National Academy of Sciences rebuffs Trump EPA's effort to undo regulations fighting climate change

2025-09-18 04:55 Last Updated At:05:00

WASHINGTON (AP) — Evidence that climate change harms public health is “beyond scientific dispute,” the independent National Academy of Sciences said Wednesday in response to the Trump administration's efforts to revoke a landmark U.S. government finding to that effect that underpins key environmental regulations.

The NAS, a non-governmental nonprofit set up to advise the government on science, said human activity is releasing greenhouse gases that are warming the planet, increasing extreme temperatures and changing the oceans, all dangerous developments for the health and welfare of the United States public. Evidence to that effect has only grown stronger since 2009, the group said.

In July, the Trump administration proposed revoking what's known as the 2009 “endangerment” finding, the concept that climate change is a threat. Overturning it could pave the way for cutting a range of rules that limit pollution from cars, power plants and other sources.

“EPA’s 2009 finding that the human-caused emissions of greenhouse gases threaten human health and welfare was accurate, has stood the test of time, and is now reinforced by even stronger evidence,” the NAS said. Science that was uncertain or tentative in 2009 has now been resolved, it said, and new risks have been found, too.

The NAS was established in 1863 under President Abraham Lincoln and has played a significant public role in scientific policy for more than a century, including consulting on the Clean Air Act.

“The importance of getting the science right weighed heavily on the committee’s deliberations, given the potential significant implications of a changing climate and of the actions proposed to address it,” NAS committee chair and former Princeton University President Shirley Tilghman wrote in the preface to Wednesday's report.

“Unlike earthquakes and volcanoes, over which we have no control, responding to the potential harm to human health and welfare from changes in the climate is actionable now,” Tilghman wrote.

Under President Donald Trump, the Department of Energy has suggested that climate models used by scientists to predict warming have overreached, that long-term trends for disasters generally don’t show much change and that climate has little impact on the economy. The DOE also said there are advantages to a world with more carbon, like increased plant growth.

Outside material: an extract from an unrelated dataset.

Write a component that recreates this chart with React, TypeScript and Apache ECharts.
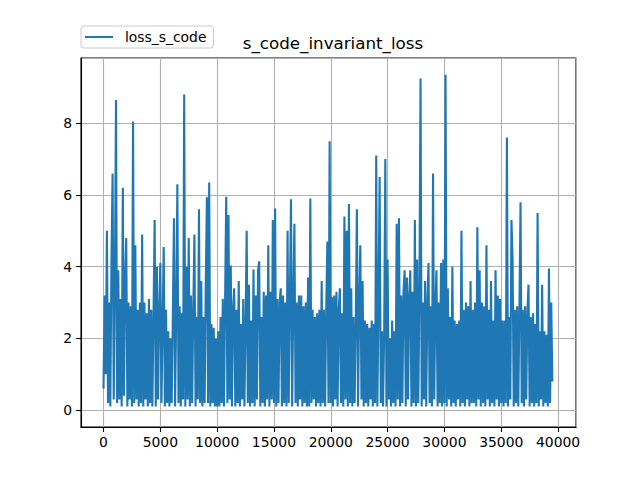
import { useRef, useEffect } from "react";
import * as echarts from "echarts";

const TITLE = "s_code_invariant_loss";
const SERIES_NAME = "loss_s_code";
const STEP = 100; // logging stride of the loss
const X_TICKS = [0, 5000, 10000, 15000, 20000, 25000, 30000, 35000, 40000];
const Y_TICKS = [0, 2, 4, 6, 8];

// loss values, 20 per row (2000 steps per row)
const lossValues = [
  0.6, 3.2, 1.0, 5.0, 0.2, 3.0, 0.1, 4.2, 6.6, 0.3, 3.4, 8.65, 0.2, 3.9, 0.3, 3.1, 0.1, 6.2, 0.4, 3.6,
  4.8, 0.1, 3.0, 0.3, 2.9, 0.1, 8.05, 0.2, 4.6, 0.3, 2.8, 0.1, 3.0, 0.2, 4.9, 0.1, 3.0, 0.3, 2.7, 0.1,
  3.1, 0.2, 2.8, 0.1, 2.6, 5.3, 0.1, 4.0, 0.3, 2.7, 4.1, 0.2, 2.4, 4.55, 0.1, 2.8, 0.2, 2.2, 0.1, 2.0,
  0.2, 2.6, 5.35, 0.1, 2.8, 6.3, 0.2, 2.9, 0.1, 2.7, 0.3, 8.8, 0.1, 4.0, 0.3, 4.8, 0.1, 3.2, 0.2, 2.8,
  4.9, 0.1, 2.6, 0.3, 5.6, 0.2, 3.6, 0.1, 2.6, 0.2, 3.5, 5.94, 0.2, 6.35, 0.1, 2.4, 0.2, 2.3, 0.1, 2.0,
  0.1, 2.2, 0.1, 2.6, 0.2, 3.1, 0.1, 3.1, 5.95, 0.2, 5.44, 0.3, 4.03, 0.1, 2.8, 3.4, 0.1, 2.8, 0.2, 3.6,
  0.1, 2.4, 0.3, 3.1, 0.1, 2.3, 5.0, 0.2, 3.5, 0.1, 2.5, 0.2, 3.92, 0.1, 3.2, 0.3, 3.9, 4.15, 0.1, 2.6,
  0.2, 3.3, 0.1, 3.2, 0.3, 4.6, 0.1, 3.3, 0.3, 5.3, 0.2, 5.62, 0.1, 3.1, 0.2, 3.0, 3.4, 0.1, 3.2, 0.2,
  3.0, 0.1, 5.0, 0.2, 3.0, 5.88, 0.1, 3.0, 5.2, 0.2, 3.0, 0.1, 3.2, 0.3, 3.2, 0.1, 2.9, 0.2, 3.0, 0.1,
  3.7, 0.1, 5.9, 0.2, 2.8, 0.3, 2.6, 0.1, 2.7, 0.2, 2.8, 0.1, 3.6, 0.2, 2.8, 0.1, 2.8, 4.7, 0.2, 7.5,
  0.2, 3.15, 0.1, 3.2, 0.3, 3.3, 0.1, 2.8, 3.4, 0.2, 2.7, 0.1, 5.4, 0.3, 5.0, 0.1, 5.75, 0.2, 3.4, 0.1,
  2.6, 0.2, 2.5, 5.6, 0.1, 3.0, 4.6, 0.3, 3.6, 0.1, 2.5, 0.2, 2.4, 0.1, 2.3, 0.3, 2.5, 0.1, 2.4, 0.2,
  7.1, 0.1, 3.0, 6.5, 0.2, 2.2, 0.1, 2.2, 7.0, 0.1, 4.2, 0.3, 2.0, 0.1, 2.5, 0.2, 2.2, 0.1, 5.2, 0.3,
  5.35, 0.1, 3.2, 0.2, 3.3, 3.9, 0.1, 3.7, 0.3, 3.2, 3.9, 0.1, 3.3, 0.2, 5.3, 0.1, 4.2, 0.2, 3.2, 9.25,
  0.1, 3.0, 0.3, 3.6, 0.1, 3.0, 4.1, 0.2, 2.9, 0.1, 6.6, 0.3, 2.8, 3.9, 0.1, 3.0, 0.2, 4.1, 0.1, 4.2,
  0.2, 9.35, 0.1, 3.4, 0.3, 2.6, 0.1, 4.0, 0.2, 2.5, 0.1, 2.4, 0.3, 2.5, 0.1, 5.0, 0.2, 2.8, 0.1, 3.0,
  0.3, 2.9, 0.1, 3.6, 0.2, 2.8, 0.2, 3.0, 0.1, 5.1, 0.3, 3.9, 0.1, 3.0, 0.2, 2.9, 0.1, 4.6, 0.3, 2.8,
  0.1, 3.6, 0.2, 2.5, 0.1, 3.9, 0.3, 3.2, 0.1, 3.1, 0.2, 2.5, 0.1, 2.5, 0.2, 7.6, 0.1, 2.6, 0.3, 5.3,
  4.2, 0.1, 2.8, 0.2, 2.9, 0.1, 2.8, 5.8, 0.2, 2.8, 0.1, 2.9, 0.3, 2.7, 3.5, 0.1, 2.6, 0.2, 2.7, 0.1,
  2.4, 0.2, 5.5, 0.1, 2.2, 0.3, 3.5, 0.1, 2.2, 0.2, 2.1, 0.1, 3.95, 0.2, 3.0, 0.8,
];

const FONT = "DejaVu Sans";

export default function App() {
  const chartRef = useRef<HTMLDivElement>(null);

  useEffect(() => {
    if (!chartRef.current) return;
    const chart = echarts.init(chartRef.current, undefined, { renderer: "svg" });

    const points = lossValues.map((v, i) => [i * STEP, v]);

    chart.setOption({
      animation: false,
      backgroundColor: "#fff",
      title: {
        text: TITLE,
        left: 328,
        top: 29,
        textAlign: "center",
        textStyle: { fontFamily: FONT, fontSize: 16.7, fontWeight: "normal", color: "#000" },
      },
      legend: {
        left: 81,
        top: 26,
        orient: "horizontal",
        padding: [4, 7, 4, 4],
        borderColor: "#cccccc",
        borderWidth: 1,
        borderRadius: 3,
        backgroundColor: "#fff",
        itemWidth: 28,
        itemHeight: 2,
        data: [{ name: SERIES_NAME, icon: "rect" }],
        textStyle: { fontFamily: FONT, fontSize: 13.9, color: "#000", padding: [0, 0, 0, 7] },
      },
      grid: {
        left: 81,
        right: 64,
        top: 58,
        bottom: 53,
        show: true,
        borderColor: "#000",
        borderWidth: 1.1,
        backgroundColor: "transparent",
      },
      xAxis: {
        type: "value",
        min: -1980,
        max: 41580,
        minInterval: X_TICKS[1] - X_TICKS[0],
        maxInterval: X_TICKS[1] - X_TICKS[0],
        axisLine: { show: true, onZero: false, lineStyle: { color: "#000", width: 1.1 } },
        axisTick: { show: true, inside: false, length: 5, lineStyle: { color: "#000", width: 1.1 } },
        axisLabel: {
          margin: 8,
          showMinLabel: false,
          showMaxLabel: false,
          fontFamily: FONT,
          fontSize: 13.9,
          color: "#000",
          formatter: (v: number) => (X_TICKS.includes(v) ? String(v) : ""),
        },
        splitLine: { show: true, lineStyle: { color: "#b0b0b0", width: 1.1 } },
      },
      yAxis: {
        type: "value",
        min: -0.47,
        max: 9.82,
        minInterval: Y_TICKS[1] - Y_TICKS[0],
        maxInterval: Y_TICKS[1] - Y_TICKS[0],
        axisLine: { show: true, onZero: false, lineStyle: { color: "#000", width: 1.1 } },
        axisTick: { show: true, inside: false, length: 5, lineStyle: { color: "#000", width: 1.1 } },
        axisLabel: {
          margin: 9,
          showMinLabel: false,
          showMaxLabel: false,
          fontFamily: FONT,
          fontSize: 13.9,
          color: "#000",
          formatter: (v: number) => (Y_TICKS.includes(v) ? String(v) : ""),
        },
        splitLine: { show: true, lineStyle: { color: "#b0b0b0", width: 1.1 } },
      },
      series: [
        {
          name: SERIES_NAME,
          type: "line",
          data: points,
          showSymbol: false,
          color: "#1f77b4",
          lineStyle: { color: "#1f77b4", width: 2.1 },
        },
      ],
    });

    return () => {
      chart.dispose();
    };
  }, []);

  return (
    <div
      ref={chartRef}
      style={{ position: "fixed", left: 0, top: 0, width: "640px", height: "480px" }}
    />
  );
}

On Wednesday, the National Academy had a series of scientists explain their findings in a webcast.

Addressing the administration's assertion that U.S. wildfires aren't more common recently than they were in the 1980s, the NAS provided evidence that climate change has worsened them. Earlier springs; longer, dry summers; and cumulative drought have lengthened the fire window and raised the probability of large, fast-spreading fires, especially in the West, the NAS report said.

And while Trump's Department of Energy attributes rising sea levels in part to sinking land and other factors, it relied on only a few tidal stations to inform its analysis, said NAS co-author Charles Driscoll, a Syracuse engineering professor.

Data from all the stations, plus from satellites, shows “very, very strong” evidence that the rise in sea levels is accelerating, Driscoll said.

In a statement, EPA said the endangerment finding was used by the Obama and Biden administrations to justify “trillions of dollars of greenhouse gas regulations” and that many of the “extremely pessimistic predictions and assumptions EPA relied upon have not materialized as expected.”

The Trump administration's work has already been met by strong pushback from the scientific community, including dozens of experts who responded to a survey from The Associated Press. The vast majority of respondents were highly critical of science the administration put forward as it argued to revoke the endangerment finding. Many described it as filled with errors, bias and distortion.

Paul Higgins, an associate executive director of the American Meteorological Society, said the NAS's work is trustworthy in part because of the rigorous scientific process it uses.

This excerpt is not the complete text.